Leonardo Padura
Os cubanos e seus fantasmas
Vimos tantos amigos partir que nosso bairro, nossa cidade, nosso país se foram enchendo de ausências
Os cubanos nos acostumamos a viver entre fantasmas. Ao longo dos anos de nossas vidas, vimos tantos amigos partirem para tantos lugares do mundo que nosso bairro, nossa cidade, nosso país se foram enchendo de ausências pelas quais, nas recordações do passado e nas ações do presente, costumam transitar as silhuetas difusas dos que partiram, quase sempre para não voltar.
Madri (Espanha) foi por muitos anos um lugar de acolhida desses emigrantes, e, graças ao meu trabalho, que me permite passar pela capital espanhola duas ou três vezes por ano, pude recuperar a relação interrompida com várias dessas pessoas com as quais tinha compartilhado na ilha alguns momentos de minha vida, desde a infância até a maturidade dos anos 1990, quando tantas delas partiram, assustadas com a asfixia econômica que se vivia no país.
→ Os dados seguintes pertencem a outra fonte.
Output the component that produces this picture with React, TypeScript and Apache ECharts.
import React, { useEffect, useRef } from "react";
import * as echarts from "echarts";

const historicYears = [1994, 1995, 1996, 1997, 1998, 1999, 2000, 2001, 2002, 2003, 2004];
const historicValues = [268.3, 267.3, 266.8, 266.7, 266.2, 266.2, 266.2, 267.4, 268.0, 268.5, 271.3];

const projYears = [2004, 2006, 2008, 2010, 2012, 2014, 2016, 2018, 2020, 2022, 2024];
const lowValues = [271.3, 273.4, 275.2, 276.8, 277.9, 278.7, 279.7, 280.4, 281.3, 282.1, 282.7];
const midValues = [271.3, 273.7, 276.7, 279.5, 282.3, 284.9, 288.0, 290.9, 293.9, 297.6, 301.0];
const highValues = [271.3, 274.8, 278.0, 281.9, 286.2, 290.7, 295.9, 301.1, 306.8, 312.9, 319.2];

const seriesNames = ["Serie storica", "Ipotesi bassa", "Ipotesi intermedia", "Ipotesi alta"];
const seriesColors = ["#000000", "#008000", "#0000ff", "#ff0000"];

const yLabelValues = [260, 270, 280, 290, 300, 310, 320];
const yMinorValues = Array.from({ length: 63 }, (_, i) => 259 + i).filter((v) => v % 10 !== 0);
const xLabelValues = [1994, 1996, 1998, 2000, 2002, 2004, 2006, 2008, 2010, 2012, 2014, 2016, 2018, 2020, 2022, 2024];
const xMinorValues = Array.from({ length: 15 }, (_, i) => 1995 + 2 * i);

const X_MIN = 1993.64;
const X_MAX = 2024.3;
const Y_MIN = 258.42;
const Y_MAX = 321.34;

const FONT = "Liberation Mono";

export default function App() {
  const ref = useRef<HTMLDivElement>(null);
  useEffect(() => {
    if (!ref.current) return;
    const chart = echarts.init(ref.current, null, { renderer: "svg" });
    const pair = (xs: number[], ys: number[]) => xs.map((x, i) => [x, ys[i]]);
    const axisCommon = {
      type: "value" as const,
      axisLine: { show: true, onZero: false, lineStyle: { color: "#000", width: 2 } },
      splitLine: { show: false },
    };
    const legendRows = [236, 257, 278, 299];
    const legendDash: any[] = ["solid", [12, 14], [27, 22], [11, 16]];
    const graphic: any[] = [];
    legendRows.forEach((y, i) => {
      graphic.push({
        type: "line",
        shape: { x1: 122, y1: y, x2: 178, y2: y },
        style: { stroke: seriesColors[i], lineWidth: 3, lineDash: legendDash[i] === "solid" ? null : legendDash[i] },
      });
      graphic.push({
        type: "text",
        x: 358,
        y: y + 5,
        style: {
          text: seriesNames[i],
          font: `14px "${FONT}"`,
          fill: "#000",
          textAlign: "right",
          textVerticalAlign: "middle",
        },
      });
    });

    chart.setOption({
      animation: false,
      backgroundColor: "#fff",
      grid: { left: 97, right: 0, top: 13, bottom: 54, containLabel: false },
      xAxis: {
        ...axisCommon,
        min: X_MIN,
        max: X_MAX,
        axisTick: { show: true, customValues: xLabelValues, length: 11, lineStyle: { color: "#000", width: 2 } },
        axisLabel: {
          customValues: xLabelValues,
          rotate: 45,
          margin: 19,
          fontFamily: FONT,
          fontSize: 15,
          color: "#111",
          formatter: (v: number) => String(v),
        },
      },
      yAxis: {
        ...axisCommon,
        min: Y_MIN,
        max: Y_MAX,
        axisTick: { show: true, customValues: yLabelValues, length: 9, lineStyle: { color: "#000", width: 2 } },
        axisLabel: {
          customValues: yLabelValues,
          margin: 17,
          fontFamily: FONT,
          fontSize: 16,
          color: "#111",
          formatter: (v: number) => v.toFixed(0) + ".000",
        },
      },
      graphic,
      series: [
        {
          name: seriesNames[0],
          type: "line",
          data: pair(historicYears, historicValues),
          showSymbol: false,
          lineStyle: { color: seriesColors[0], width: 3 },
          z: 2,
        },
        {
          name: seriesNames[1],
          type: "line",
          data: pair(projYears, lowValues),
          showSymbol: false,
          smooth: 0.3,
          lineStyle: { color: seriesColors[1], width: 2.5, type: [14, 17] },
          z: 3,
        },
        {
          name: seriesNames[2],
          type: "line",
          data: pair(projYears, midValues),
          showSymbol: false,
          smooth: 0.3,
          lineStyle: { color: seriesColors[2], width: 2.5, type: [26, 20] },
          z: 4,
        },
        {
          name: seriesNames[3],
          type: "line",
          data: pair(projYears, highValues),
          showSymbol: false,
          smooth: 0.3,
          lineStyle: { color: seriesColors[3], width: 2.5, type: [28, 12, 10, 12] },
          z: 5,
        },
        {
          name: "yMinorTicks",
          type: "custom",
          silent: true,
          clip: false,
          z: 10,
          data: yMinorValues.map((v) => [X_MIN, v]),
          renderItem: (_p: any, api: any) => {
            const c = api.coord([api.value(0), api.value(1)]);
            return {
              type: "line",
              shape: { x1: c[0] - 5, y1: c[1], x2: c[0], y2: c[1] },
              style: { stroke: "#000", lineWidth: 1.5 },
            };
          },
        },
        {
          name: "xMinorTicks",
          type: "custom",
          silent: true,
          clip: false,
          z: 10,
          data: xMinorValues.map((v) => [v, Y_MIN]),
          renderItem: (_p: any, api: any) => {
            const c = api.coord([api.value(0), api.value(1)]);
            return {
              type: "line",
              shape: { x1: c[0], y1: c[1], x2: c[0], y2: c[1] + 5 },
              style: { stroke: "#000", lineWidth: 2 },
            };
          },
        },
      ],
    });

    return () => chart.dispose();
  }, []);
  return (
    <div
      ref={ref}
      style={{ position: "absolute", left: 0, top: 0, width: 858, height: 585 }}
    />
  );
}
O contato periódico mantido na Espanha com esses velhos companheiros serviu não apenas para alimentar os afetos como também se converteu em matéria sobre a qual escrevi literatura e cinema, pois o tema e as consequências do exílio --para os que se vão e para os que ficam-- foi por anos uma das obsessões das quais tenho procurado me libertar através da escrita.
Eu o fiz há anos em meu livro intitulado "O Romance da Minha Vida", e a experiência mais recente foi escrever o roteiro para um filme de ficção, "Retorno a Ítaca", dirigido pelo grande cineasta francês Laurent Cantet e dedicado à história de um grupo de amigos que, em Havana, recebe um colega exilado em Madri por 16 anos e que, angustiado pela distância... lhes anuncia que voltou para ficar em Cuba.
Em sua casa.
Mas, nos últimos anos, a Madri "cubana" em que eu costumava me envolver em cada estadia na Espanha também foi se povoando de fantasmas.
Os duros anos da crise econômica europeia, especialmente difíceis na Espanha e muito agressivos para os equilíbrios sempre instáveis dos emigrantes, obrigaram muitos desses amigos a arrastar suas malas a outras partes, em busca da subsistência: um anda por Las Vegas, outro por Houston e vários foram parar em Miami, todas cidades norte-americanas.
Há duas semanas, durante a apresentação em uma livraria madrilenha de minha nova coletânea de relatos, tive a alarmante revelação de tantas ausências quando, no público que me ouvia, senti a falta física de meus fiéis amigos do passado, recuperados e agora novamente perdidos no grande mundo.
E tive a sensação de que Madri também se povoava de fantasmas, como se essa dissolução, a diáspora, o estado de nomadismo permanente fosse uma maldição que persegue a nós, cubanos, e que, lá ou aqui, nos obriga a viver amarrados a nossas saudades, arrastando uma mala cheia de recordações por um mundo povoado de mais e mais fantasmas.
Umas silhuetas cada vez mais tênues que nunca sabemos se chegarão a algum destino, se algum dia voltarão a converter-se em seres materiais em quem poderemos dar um beijo e um abraço.